§ **Stated goal**:
Return each line of the listing below, unchanged, and omit the images.

§ **Recorded information**:
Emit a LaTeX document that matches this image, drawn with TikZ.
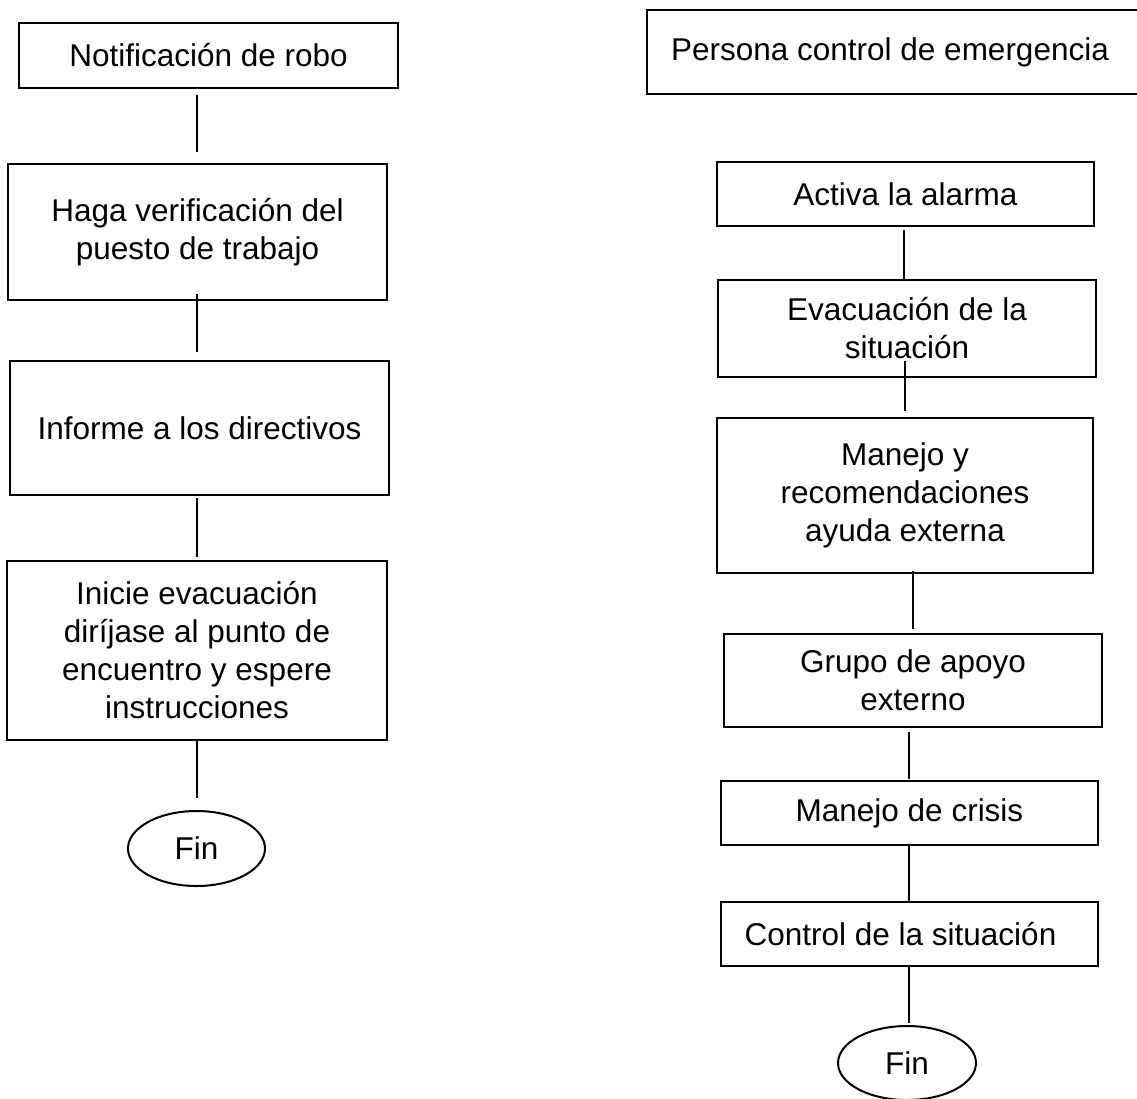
\documentclass[tikz,border=0pt]{standalone}
\usepackage{fontspec}
\setmainfont{Liberation Sans}
\usetikzlibrary{shapes.geometric}
\tikzset{
  boxnode/.style={draw=black, line width=2.2pt, inner sep=0pt, align=center,
    font=\fontsize{31.5pt}{38pt}\selectfont},
  endnode/.style={ellipse, draw=black, line width=2pt, inner sep=0pt,
    font=\fontsize{31.5pt}{38pt}\selectfont},
  link/.style={draw=black, line width=1.3pt}
}
\begin{document}
\begin{tikzpicture}[x=1pt,y=-1pt]
\useasboundingbox (0,0) rectangle (1137,1098);
\clip (0,0) rectangle (1137,1098);
\fill[white] (0,0) rectangle (1137,1098);

% left column
\node[boxnode, minimum width=379pt, minimum height=65pt] (n1) at (208.5,55.5) {Notificación de robo};
\node[boxnode, minimum width=379pt, minimum height=136pt] (n2) at (197.5,232) {Haga verificación del\\puesto de trabajo};
\node[boxnode, minimum width=379pt, minimum height=134pt] (n3) at (199.5,428) {Informe a los directivos};
\node[boxnode, minimum width=380pt, minimum height=179pt] (n4) at (197,650.5) {Inicie evacuación\\diríjase al punto de\\encuentro y espere\\instrucciones};
\node[endnode, minimum width=137pt, minimum height=75pt] (f1) at (196.5,848.5) {Fin};

\coordinate (lx) at (197,0);
\draw[link] ([yshift=-6pt]n1.south -| lx) -- ([yshift=11pt]n2.north -| lx);
\draw[link] ([yshift=7pt]n2.south -| lx) -- ([yshift=8pt]n3.north -| lx);
\draw[link] ([yshift=-2pt]n3.south -| lx) -- ([yshift=3pt]n4.north -| lx);
\draw[link] (n4.south -| lx) -- ([yshift=12pt]f1.north -| lx);

% right column
\node[boxnode, minimum width=513pt, minimum height=84pt] (p) at (903.5,52) {Persona control de emergencia\hspace*{27pt}};
\node[boxnode, minimum width=377pt, minimum height=64pt] (r1) at (905.5,194) {Activa la alarma};
\node[boxnode, minimum width=378pt, minimum height=97pt] (r2) at (907,328.5) {Evacuación de la\\situación};
\node[boxnode, minimum width=376pt, minimum height=155pt] (r3) at (905,495.5) {Manejo y\\recomendaciones\\ayuda externa};
\node[boxnode, minimum width=378pt, minimum height=93pt] (r4) at (913,680.5) {Grupo de apoyo\\externo};
\node[boxnode, minimum width=377pt, minimum height=64pt] (r5) at (909.5,813) {Manejo de crisis};
\node[boxnode, minimum width=377pt, minimum height=64pt] (r6) at (909.5,934) {Control de la situación\hspace*{18pt}};
\node[endnode, minimum width=138pt, minimum height=74pt] (f2) at (907,1063) {Fin};

\coordinate (rxa) at (904,0);
\coordinate (rxb) at (905,0);
\coordinate (rxc) at (913,0);
\coordinate (rxd) at (909,0);
\draw[link] ([yshift=-3pt]r1.south -| rxa) -- (r2.north -| rxa);
\draw[link] ([yshift=17pt]r2.south -| rxb) -- ([yshift=6pt]r3.north -| rxb);
\draw[link] ([yshift=3pt]r3.south -| rxc) -- ([yshift=4pt]r4.north -| rxc);
\draw[link] ([yshift=-4pt]r4.south -| rxd) -- ([yshift=1pt]r5.north -| rxd);
\draw[link] (r5.south -| rxd) -- (r6.north -| rxd);
\draw[link] (r6.south -| rxd) -- ([yshift=2pt]f2.north -| rxd);
\end{tikzpicture}
\end{document}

§ **Response below**:
Emit a LaTeX document that matches this image, drawn with TikZ.
\documentclass[tikz,border=0pt]{standalone}
\usepackage{fontspec}
\setmainfont{Liberation Sans}
\usetikzlibrary{shapes.geometric}
\tikzset{
  boxnode/.style={draw=black, line width=2.2pt, inner sep=0pt, align=center,
    font=\fontsize{31.5pt}{38pt}\selectfont},
  endnode/.style={ellipse, draw=black, line width=2pt, inner sep=0pt,
    font=\fontsize{31.5pt}{38pt}\selectfont},
  link/.style={draw=black, line width=1.3pt}
}
\begin{document}
\begin{tikzpicture}[x=1pt,y=-1pt]
\useasboundingbox (0,0) rectangle (1137,1098);
\clip (0,0) rectangle (1137,1098);
\fill[white] (0,0) rectangle (1137,1098);

% left column
\node[boxnode, minimum width=379pt, minimum height=65pt] (n1) at (208.5,55.5) {Notificación de robo};
\node[boxnode, minimum width=379pt, minimum height=136pt] (n2) at (197.5,232) {Haga verificación del\\puesto de trabajo};
\node[boxnode, minimum width=379pt, minimum height=134pt] (n3) at (199.5,428) {Informe a los directivos};
\node[boxnode, minimum width=380pt, minimum height=179pt] (n4) at (197,650.5) {Inicie evacuación\\diríjase al punto de\\encuentro y espere\\instrucciones};
\node[endnode, minimum width=137pt, minimum height=75pt] (f1) at (196.5,848.5) {Fin};

\coordinate (lx) at (197,0);
\draw[link] ([yshift=-6pt]n1.south -| lx) -- ([yshift=11pt]n2.north -| lx);
\draw[link] ([yshift=7pt]n2.south -| lx) -- ([yshift=8pt]n3.north -| lx);
\draw[link] ([yshift=-2pt]n3.south -| lx) -- ([yshift=3pt]n4.north -| lx);
\draw[link] (n4.south -| lx) -- ([yshift=12pt]f1.north -| lx);

% right column
\node[boxnode, minimum width=513pt, minimum height=84pt] (p) at (903.5,52) {Persona control de emergencia\hspace*{27pt}};
\node[boxnode, minimum width=377pt, minimum height=64pt] (r1) at (905.5,194) {Activa la alarma};
\node[boxnode, minimum width=378pt, minimum height=97pt] (r2) at (907,328.5) {Evacuación de la\\situación};
\node[boxnode, minimum width=376pt, minimum height=155pt] (r3) at (905,495.5) {Manejo y\\recomendaciones\\ayuda externa};
\node[boxnode, minimum width=378pt, minimum height=93pt] (r4) at (913,680.5) {Grupo de apoyo\\externo};
\node[boxnode, minimum width=377pt, minimum height=64pt] (r5) at (909.5,813) {Manejo de crisis};
\node[boxnode, minimum width=377pt, minimum height=64pt] (r6) at (909.5,934) {Control de la situación\hspace*{18pt}};
\node[endnode, minimum width=138pt, minimum height=74pt] (f2) at (907,1063) {Fin};

\coordinate (rxa) at (904,0);
\coordinate (rxb) at (905,0);
\coordinate (rxc) at (913,0);
\coordinate (rxd) at (909,0);
\draw[link] ([yshift=-3pt]r1.south -| rxa) -- (r2.north -| rxa);
\draw[link] ([yshift=17pt]r2.south -| rxb) -- ([yshift=6pt]r3.north -| rxb);
\draw[link] ([yshift=3pt]r3.south -| rxc) -- ([yshift=4pt]r4.north -| rxc);
\draw[link] ([yshift=-4pt]r4.south -| rxd) -- ([yshift=1pt]r5.north -| rxd);
\draw[link] (r5.south -| rxd) -- (r6.north -| rxd);
\draw[link] (r6.south -| rxd) -- ([yshift=2pt]f2.north -| rxd);
\end{tikzpicture}
\end{document}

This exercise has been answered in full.